▶ [The task] Extract all data as written.
================
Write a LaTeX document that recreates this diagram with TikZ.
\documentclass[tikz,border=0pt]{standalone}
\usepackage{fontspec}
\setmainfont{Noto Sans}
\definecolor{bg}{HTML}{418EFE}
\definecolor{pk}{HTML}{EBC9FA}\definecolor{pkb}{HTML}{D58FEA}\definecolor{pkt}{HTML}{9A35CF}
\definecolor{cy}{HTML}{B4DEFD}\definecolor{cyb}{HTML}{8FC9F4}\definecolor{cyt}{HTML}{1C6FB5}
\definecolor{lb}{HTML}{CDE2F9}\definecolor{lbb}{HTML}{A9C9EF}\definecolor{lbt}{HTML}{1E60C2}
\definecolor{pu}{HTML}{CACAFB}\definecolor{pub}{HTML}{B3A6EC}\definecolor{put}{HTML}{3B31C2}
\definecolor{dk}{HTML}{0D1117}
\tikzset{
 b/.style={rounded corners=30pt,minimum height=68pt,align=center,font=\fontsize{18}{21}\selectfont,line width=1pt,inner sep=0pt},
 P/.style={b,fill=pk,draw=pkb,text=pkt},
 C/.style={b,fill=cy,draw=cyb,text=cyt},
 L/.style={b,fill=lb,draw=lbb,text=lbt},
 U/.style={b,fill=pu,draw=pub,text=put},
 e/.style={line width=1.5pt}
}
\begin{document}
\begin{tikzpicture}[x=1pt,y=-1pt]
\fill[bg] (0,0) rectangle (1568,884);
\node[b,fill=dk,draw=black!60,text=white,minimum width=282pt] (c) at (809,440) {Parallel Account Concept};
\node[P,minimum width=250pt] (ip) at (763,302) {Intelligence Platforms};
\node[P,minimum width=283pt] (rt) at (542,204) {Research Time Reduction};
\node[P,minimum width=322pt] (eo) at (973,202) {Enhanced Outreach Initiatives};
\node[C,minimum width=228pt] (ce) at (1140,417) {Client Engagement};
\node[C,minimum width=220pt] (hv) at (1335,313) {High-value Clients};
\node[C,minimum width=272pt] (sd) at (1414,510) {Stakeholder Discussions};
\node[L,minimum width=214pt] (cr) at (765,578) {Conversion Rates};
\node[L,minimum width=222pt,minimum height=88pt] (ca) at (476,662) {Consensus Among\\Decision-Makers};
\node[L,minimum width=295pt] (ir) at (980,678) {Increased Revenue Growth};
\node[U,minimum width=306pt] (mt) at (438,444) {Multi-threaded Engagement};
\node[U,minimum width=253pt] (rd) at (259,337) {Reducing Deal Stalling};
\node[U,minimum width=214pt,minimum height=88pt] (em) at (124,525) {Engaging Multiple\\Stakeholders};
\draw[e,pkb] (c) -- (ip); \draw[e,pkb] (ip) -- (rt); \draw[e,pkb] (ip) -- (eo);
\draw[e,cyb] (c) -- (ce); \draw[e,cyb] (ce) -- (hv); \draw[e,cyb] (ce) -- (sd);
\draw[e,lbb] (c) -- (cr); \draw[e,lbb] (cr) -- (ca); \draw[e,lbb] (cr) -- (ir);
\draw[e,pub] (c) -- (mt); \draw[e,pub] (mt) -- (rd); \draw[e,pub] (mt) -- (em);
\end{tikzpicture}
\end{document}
================
▶ [Finished exercise]
Write a LaTeX document that recreates this diagram with TikZ.
\documentclass[tikz,border=0pt]{standalone}
\usepackage{fontspec}
\setmainfont{Noto Sans}
\definecolor{bg}{HTML}{418EFE}
\definecolor{pk}{HTML}{EBC9FA}\definecolor{pkb}{HTML}{D58FEA}\definecolor{pkt}{HTML}{9A35CF}
\definecolor{cy}{HTML}{B4DEFD}\definecolor{cyb}{HTML}{8FC9F4}\definecolor{cyt}{HTML}{1C6FB5}
\definecolor{lb}{HTML}{CDE2F9}\definecolor{lbb}{HTML}{A9C9EF}\definecolor{lbt}{HTML}{1E60C2}
\definecolor{pu}{HTML}{CACAFB}\definecolor{pub}{HTML}{B3A6EC}\definecolor{put}{HTML}{3B31C2}
\definecolor{dk}{HTML}{0D1117}
\tikzset{
 b/.style={rounded corners=30pt,minimum height=68pt,align=center,font=\fontsize{18}{21}\selectfont,line width=1pt,inner sep=0pt},
 P/.style={b,fill=pk,draw=pkb,text=pkt},
 C/.style={b,fill=cy,draw=cyb,text=cyt},
 L/.style={b,fill=lb,draw=lbb,text=lbt},
 U/.style={b,fill=pu,draw=pub,text=put},
 e/.style={line width=1.5pt}
}
\begin{document}
\begin{tikzpicture}[x=1pt,y=-1pt]
\fill[bg] (0,0) rectangle (1568,884);
\node[b,fill=dk,draw=black!60,text=white,minimum width=282pt] (c) at (809,440) {Parallel Account Concept};
\node[P,minimum width=250pt] (ip) at (763,302) {Intelligence Platforms};
\node[P,minimum width=283pt] (rt) at (542,204) {Research Time Reduction};
\node[P,minimum width=322pt] (eo) at (973,202) {Enhanced Outreach Initiatives};
\node[C,minimum width=228pt] (ce) at (1140,417) {Client Engagement};
\node[C,minimum width=220pt] (hv) at (1335,313) {High-value Clients};
\node[C,minimum width=272pt] (sd) at (1414,510) {Stakeholder Discussions};
\node[L,minimum width=214pt] (cr) at (765,578) {Conversion Rates};
\node[L,minimum width=222pt,minimum height=88pt] (ca) at (476,662) {Consensus Among\\Decision-Makers};
\node[L,minimum width=295pt] (ir) at (980,678) {Increased Revenue Growth};
\node[U,minimum width=306pt] (mt) at (438,444) {Multi-threaded Engagement};
\node[U,minimum width=253pt] (rd) at (259,337) {Reducing Deal Stalling};
\node[U,minimum width=214pt,minimum height=88pt] (em) at (124,525) {Engaging Multiple\\Stakeholders};
\draw[e,pkb] (c) -- (ip); \draw[e,pkb] (ip) -- (rt); \draw[e,pkb] (ip) -- (eo);
\draw[e,cyb] (c) -- (ce); \draw[e,cyb] (ce) -- (hv); \draw[e,cyb] (ce) -- (sd);
\draw[e,lbb] (c) -- (cr); \draw[e,lbb] (cr) -- (ca); \draw[e,lbb] (cr) -- (ir);
\draw[e,pub] (c) -- (mt); \draw[e,pub] (mt) -- (rd); \draw[e,pub] (mt) -- (em);
\end{tikzpicture}
\end{document}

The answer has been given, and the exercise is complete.